Dad: *puts arm around my shoulder* Just remember son, if it doesn’t go well it’s always ok to just dust yourself off and try again until you get it right
*his eyes flicker to my younger brother for just a split second too long*
I can feel my cat judging me as I lick the spilt gravy off of her coat.
If you’re on the fence about getting your kid a cellphone, my MIL stopped calling me and calls my kid instead
DEFENSE: Your Honor, will you allow my client to escape?
JUDGE: I’ll allow it
PROSECUTOR: Aw WTF
JUDGE: Let’s see where he goes with this
I told my aunt I love cooking with my Instapot, and judging by these edible recipes she just sent me she may have misunderstood.
4: Mommy, where do babies come from?
Me: Well, sweetie, when two people tolerate each other very much…
Helping ya friend pick a picture to post 🤝 commenting like it’s ya first time ever seeing the picture
When I first met my husband I knew I’d see him again because I stole his watch.
Hate it when a grand piano falls on me and my head pops out of the wreckage and the keys are my teeth. The experience is simply not for me.
You think you’re tired? Try being a child who’s been asked to put away their own laundry that’s been washed, folded and delivered to their room for them.
Leaving restaurant: “That was lovely”
Outside: “Well, it was okay”
In car: “I mean, it wasn’t great”
Back home: “We won’t go there again”
It was difficult as a kid raising two parents on my own.

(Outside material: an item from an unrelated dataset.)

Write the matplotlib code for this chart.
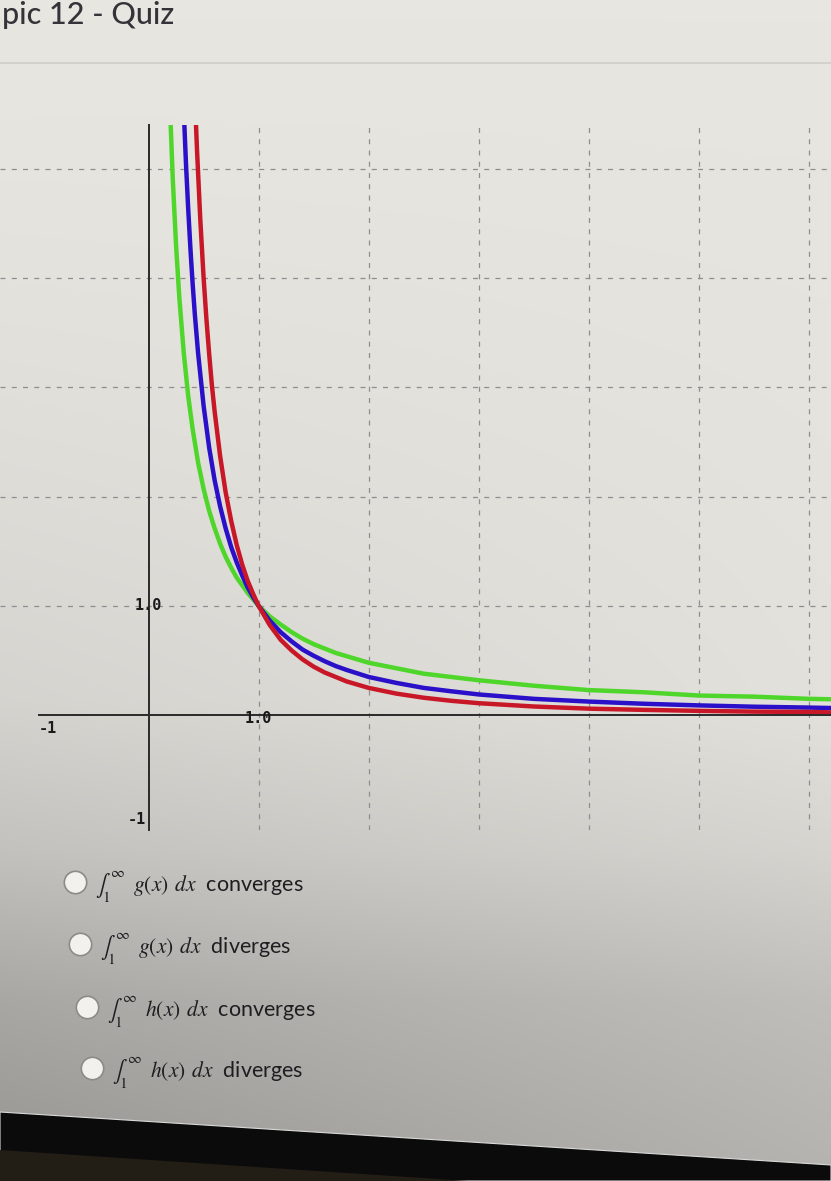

“You think only God can judge you?”
*Judge Judy spins around in chair to face you*
“Well THINK AGAIN!”
*bangs gavel so hard it breaks*
a pretty good bit cats do is be insanely shocked and aggrieved when you do something normal like get up from your desk to go to the kitchen
Her: I’m done with you and everybody who looks like you.
Me: What did Wilford Brimley ever do to you?
My husband just walked in on me drinking cake batter from the mixing bowl and had absolutely no reaction. He’s my soulmate.
On the second day of Christmas break my children gave to me 37 loads of laundry
*The Proclaimers put on a Fitbit
Fitbit: Awww, Hell No!!!
i am such a dungeons & dragons guy in theory. but i just don’t have the attention span to make it work. if you invite me, i am gonna show up super excited, name my elf some shit like Hyundai Elantra, and then you’ll never hear from me again
Once I surprised my husband with a murder mystery weekend, and not to brag, but it only took him an hour to get drunk and accuse everyone at our table of being the murderer.
No thanks, $29 hotel. I’d rather be murdered in the comfort of my own home.
I’ve got chills. They’re doing advanced calculus and quadratic equations.
Standing outside your window holding a rotisserie chicken above my head.
Call me old-fashioned, but I believe that when the crops fail a human sacrifice is required
My husband picks fights with me like he doesn’t even value half of all his assets.
INTERVIEWER: What happened at your last job?
ME: I was fired for being too literal.
I: How have you supported yourself since then?
M: Legs.
1000s flocked to NJ to see the Virgin Mary in a tree trunk. But, don’t judge them, friends. When was the last time you saw a virgin in NJ?
[interview]
Okay, don’t let him know ur a vampire.“What kind of person do u see when u look in the mirror?”